When there is no exact answer
Real data does not sit on a perfect line. Suppose you measure many points and want a single straight line through them. Writing 'this line passes exactly through every point' gives a system A x = b with more equations than unknowns — overdetermined. Almost always there is no exact solution; the noise makes the equations contradict each other.

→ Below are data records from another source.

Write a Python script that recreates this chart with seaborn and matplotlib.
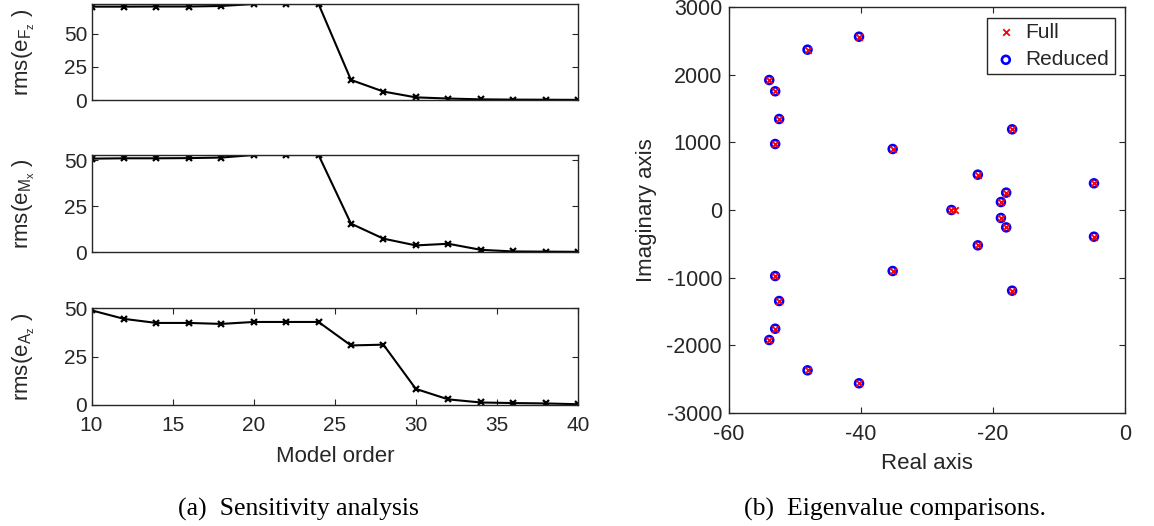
import numpy as np
import pandas as pd
import matplotlib
matplotlib.use("Agg")
import matplotlib.pyplot as plt
import seaborn as sns

# ---- sensitivity analysis data ----
model_order = [10, 12, 14, 16, 18, 20, 22, 24, 26, 28, 30, 32, 34, 36, 38, 40]
rms_fz = [70.7, 70.7, 70.8, 70.8, 71.2, 72.7, 72.7, 72.7, 15.2, 6.4, 2.0, 1.1, 0.5, 0.3, 0.2, 0.1]
rms_mx = [51.0, 51.2, 51.2, 51.3, 51.6, 53.0, 53.0, 53.0, 15.5, 7.3, 3.6, 4.5, 1.2, 0.3, 0.2, 0.1]
rms_az = [48.8, 44.4, 42.3, 42.3, 41.8, 42.8, 42.8, 42.8, 30.7, 31.1, 8.3, 2.9, 1.3, 1.0, 0.8, 0.4]
ylims = [72.7, 53.0, 50.0]
ylabels = [r"rms(e$_{\mathrm{F}_{\mathrm{z}}}$ )",
           r"rms(e$_{\mathrm{M}_{\mathrm{x}}}$ )",
           r"rms(e$_{\mathrm{A}_{\mathrm{z}}}$ )"]

# ---- eigenvalues (full and reduced models) ----
full_real = [-53.9, -53.0, -52.4, -53.0, -48.1, -40.3, -35.2, -22.3, -17.1, -18.0, -18.8, -4.7,
             -53.9, -53.0, -52.4, -53.0, -48.1, -40.3, -35.2, -22.3, -17.1, -18.0, -18.8, -4.7,
             -26.3, -25.8]
full_imag = [1924, 1757, 1347, 977, 2373, 2565, 903, 523, 1194, 257, 118, 395,
             -1924, -1757, -1347, -977, -2373, -2565, -903, -523, -1194, -257, -118, -395,
             0, 0]
red_real = [-53.9, -53.0, -52.4, -53.0, -48.1, -40.3, -35.2, -22.3, -17.1, -18.0, -18.8, -4.7,
            -53.9, -53.0, -52.4, -53.0, -48.1, -40.3, -35.2, -22.3, -17.1, -18.0, -18.8, -4.7,
            -26.3]
red_imag = [1924, 1757, 1347, 977, 2373, 2565, 903, 523, 1194, 257, 118, 395,
            -1924, -1757, -1347, -977, -2373, -2565, -903, -523, -1194, -257, -118, -395,
            0]

sns.set_style("ticks")
ink = "#262626"
plt.rcParams.update({
    "font.family": ["Liberation Sans", "DejaVu Sans"],
    "mathtext.fontset": "custom",
    "mathtext.rm": "Liberation Sans",
    "mathtext.it": "Liberation Sans",
    "axes.unicode_minus": False,
    "axes.edgecolor": ink,
    "axes.linewidth": 1.0,
    "text.color": ink,
    "axes.labelcolor": ink,
    "xtick.color": ink,
    "ytick.color": ink,
})

W, H = 1154, 526
fig = plt.figure(figsize=(W / 100, H / 100), dpi=100)


def px_axes(x0, y0, x1, y1):
    return fig.add_axes([x0 / W, (H - y1) / H, (x1 - x0) / W, (y1 - y0) / H])


def inward_ticks(ax, **kw):
    ax.tick_params(direction="in", length=4, width=0.8, **kw)


left_tick_fs = 15
right_tick_fs = 15.5
label_fs = 16

panel_rows = [(4, 100), (155, 252), (308, 405)]
series = [rms_fz, rms_mx, rms_az]
for i, ((y0, y1), vals) in enumerate(zip(panel_rows, series)):
    ax = px_axes(91.5, y0, 578, y1)
    df = pd.DataFrame({"order": model_order, "rms": vals})
    sns.lineplot(data=df, x="order", y="rms", ax=ax, color="k", linewidth=1.5,
                 marker="x", markersize=5, markeredgewidth=1.6, markeredgecolor="k")
    ax.set_xlim(10, 40)
    ax.set_ylim(0, ylims[i])
    ax.set_yticks([0, 25, 50])
    inward_ticks(ax, labelsize=left_tick_fs, right=True, left=True)
    ax.tick_params(axis="y", pad=3)
    ax.set_ylabel(ylabels[i], fontsize=label_fs)
    ax.yaxis.set_label_coords(-0.112, 0.5)
    if i < 2:
        ax.set_xticks([])
        ax.set_xlabel("")
    else:
        ax.set_xticks([10, 15, 20, 25, 30, 35, 40])
        inward_ticks(ax, axis="x", top=True, bottom=True)
        ax.tick_params(axis="x", pad=8)
        ax.set_xlabel("Model order", fontsize=label_fs, labelpad=8)
    for s in ax.spines.values():
        s.set_visible(True)

# ---- eigenvalue map ----
ax2 = px_axes(729, 7.3, 1125, 412.7)
sns.scatterplot(x=red_real, y=red_imag, ax=ax2, marker="o", s=32,
                color="blue", facecolors="none", edgecolors="blue",
                linewidths=1.9, label="Reduced", zorder=3)
sns.scatterplot(x=full_real, y=full_imag, ax=ax2, marker="x", s=22,
                color="red", linewidths=1.3, label="Full", zorder=4)
ax2.set_xlim(-60, 0)
ax2.set_ylim(-3000, 3000)
ax2.set_xticks([-60, -40, -20, 0])
ax2.set_yticks(np.arange(-3000, 3001, 1000))
inward_ticks(ax2, labelsize=right_tick_fs, top=True, right=True, left=True, bottom=True)
ax2.tick_params(axis="x", pad=8)
ax2.tick_params(axis="y", pad=5)
ax2.set_xlabel("Real axis", fontsize=label_fs, labelpad=6)
ax2.set_ylabel("Imaginary axis", fontsize=label_fs)
ax2.yaxis.set_label_coords(-0.182, 0.5)
for s in ax2.spines.values():
    s.set_visible(True)
handles, labels = ax2.get_legend_handles_labels()
order = [labels.index("Full"), labels.index("Reduced")]
leg = ax2.legend([handles[j] for j in order], [labels[j] for j in order],
                 loc="upper right", fontsize=15, frameon=True, fancybox=False,
                 framealpha=1, edgecolor=ink, borderpad=0.25, handletextpad=0.3,
                 handlelength=1.3, labelspacing=0.4, borderaxespad=0.5)
leg.get_frame().set_linewidth(1.0)

# ---- sub-figure captions ----
cap_kw = dict(family=["Liberation Serif", "DejaVu Serif"], fontsize=18.5,
              ha="center", va="center", color="k")
fig.text(298 / W, 1 - 509 / H, "(a)  Sensitivity analysis", **cap_kw)
fig.text(895 / W, 1 - 509 / H, "(b)  Eigenvalue comparisons.", **cap_kw)

fig.savefig("out.png", dpi=100, facecolor="white")
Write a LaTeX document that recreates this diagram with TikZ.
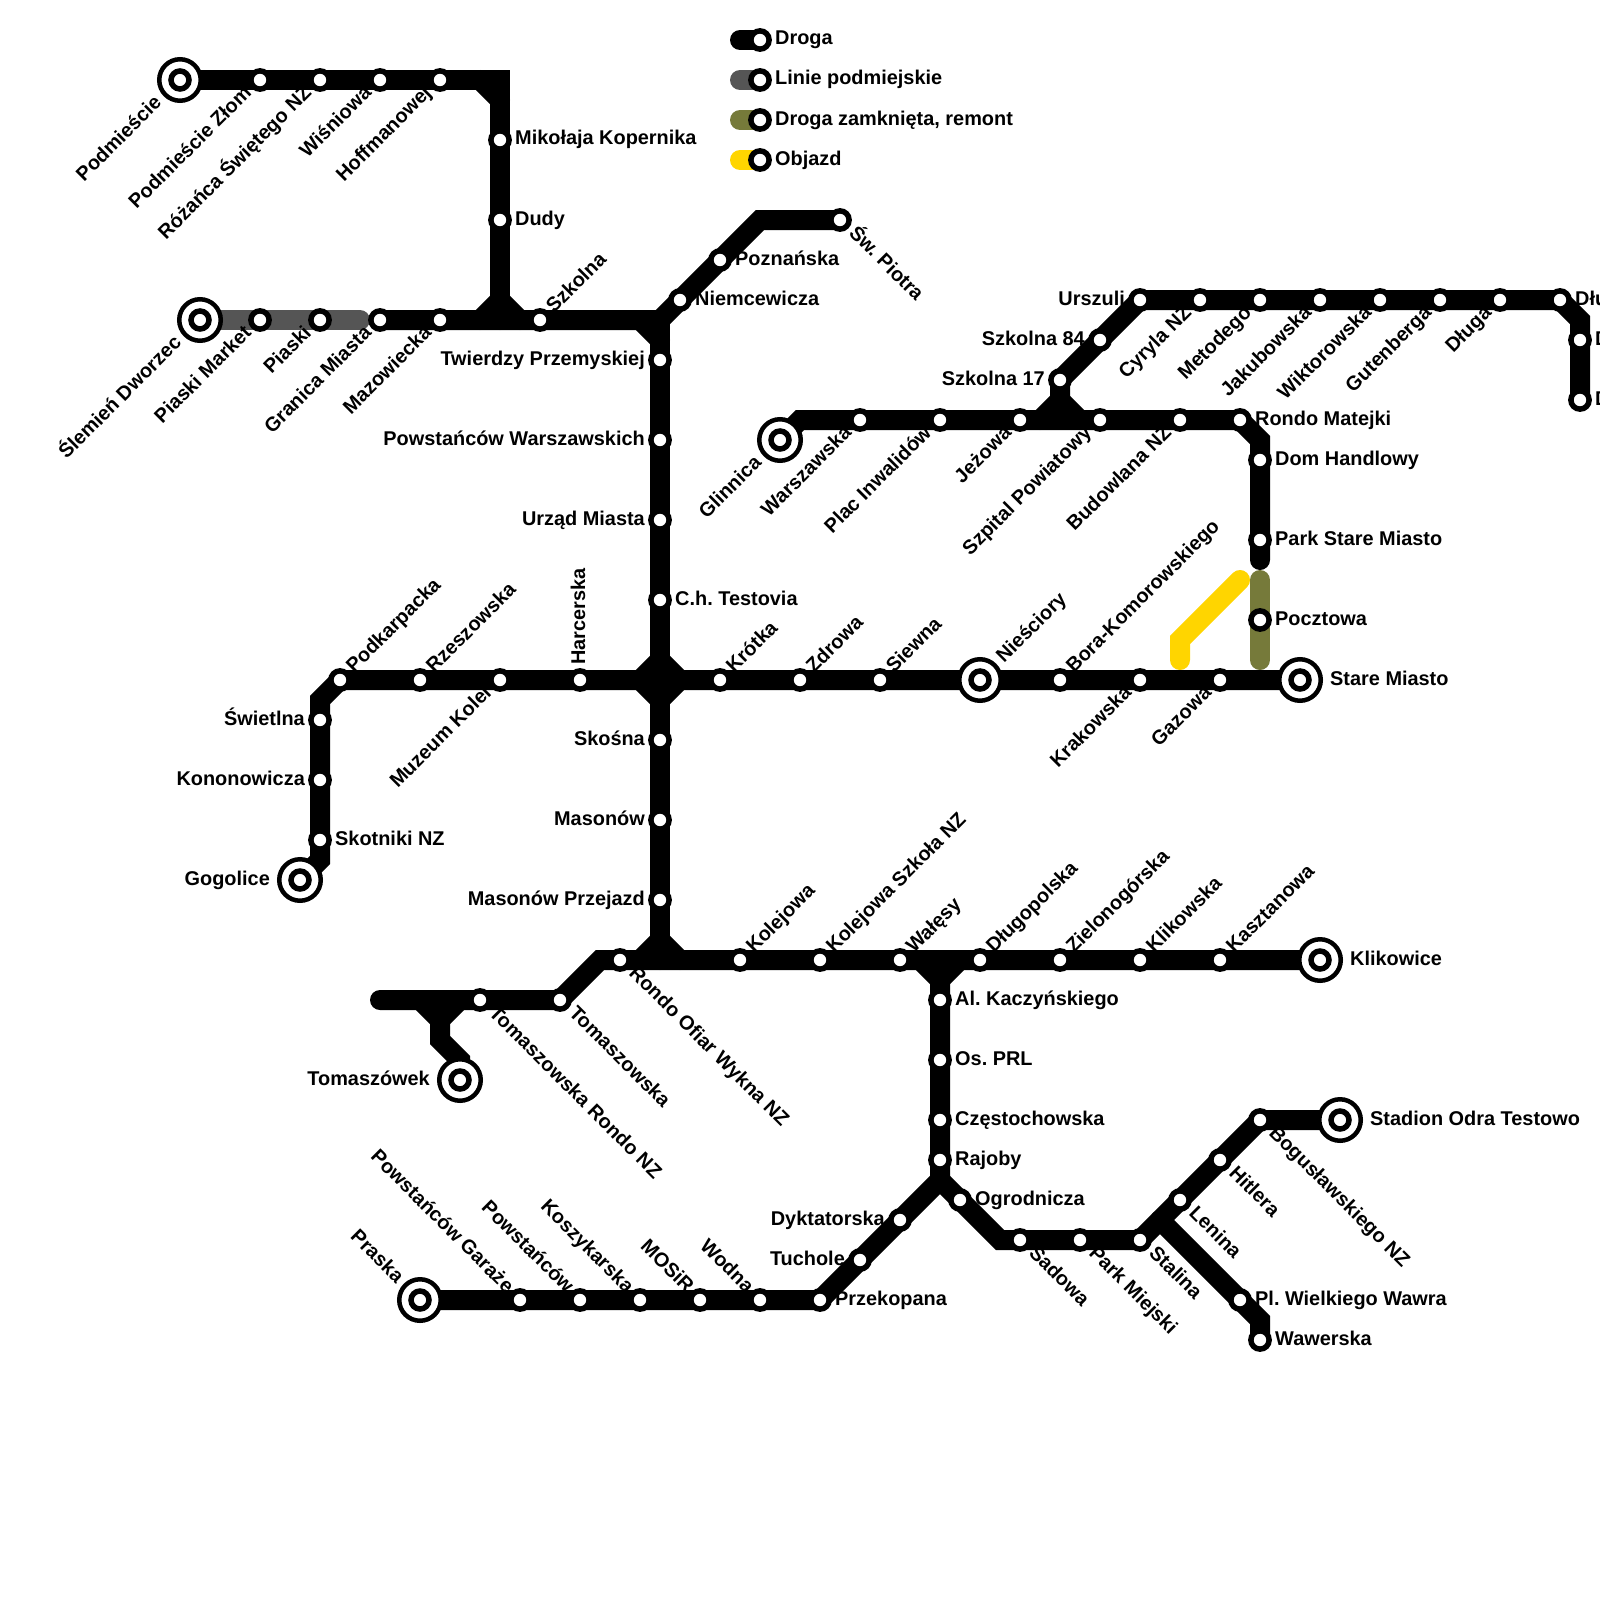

fit y = m*t + c to three points: (t,y) = (0,1), (1,2), (2,2) [0 1][m] [1] [1 1][c] = [2] <- 3 equations, 2 unknowns [2 1] [2] no exact (m,c) hits all three
Settle for the closest thing
If you cannot hit b exactly, hit the closest reachable point instead. Every vector A x you can produce lives in the column space of A — the set of all combinations of A's columns. The vector b you actually want usually sits outside that space. Least squares picks the x whose A x is nearest to b, measured by the total squared error.
The normal equations
How do we turn 'the error is perpendicular to the column space' into something computable? Each column of A must be orthogonal to the error b - A x, i.e. A^T (b - A x) = 0. Rearranged, that is the famous normal equations: A^T A x = A^T b. This is now a square, solvable system for the best x.
- Form A^T A and A^T b from your data matrix A and target b.
- Solve the square system A^T A x = A^T b for x (the line's slope and intercept).
- That x minimizes the total squared error — your best-fit line.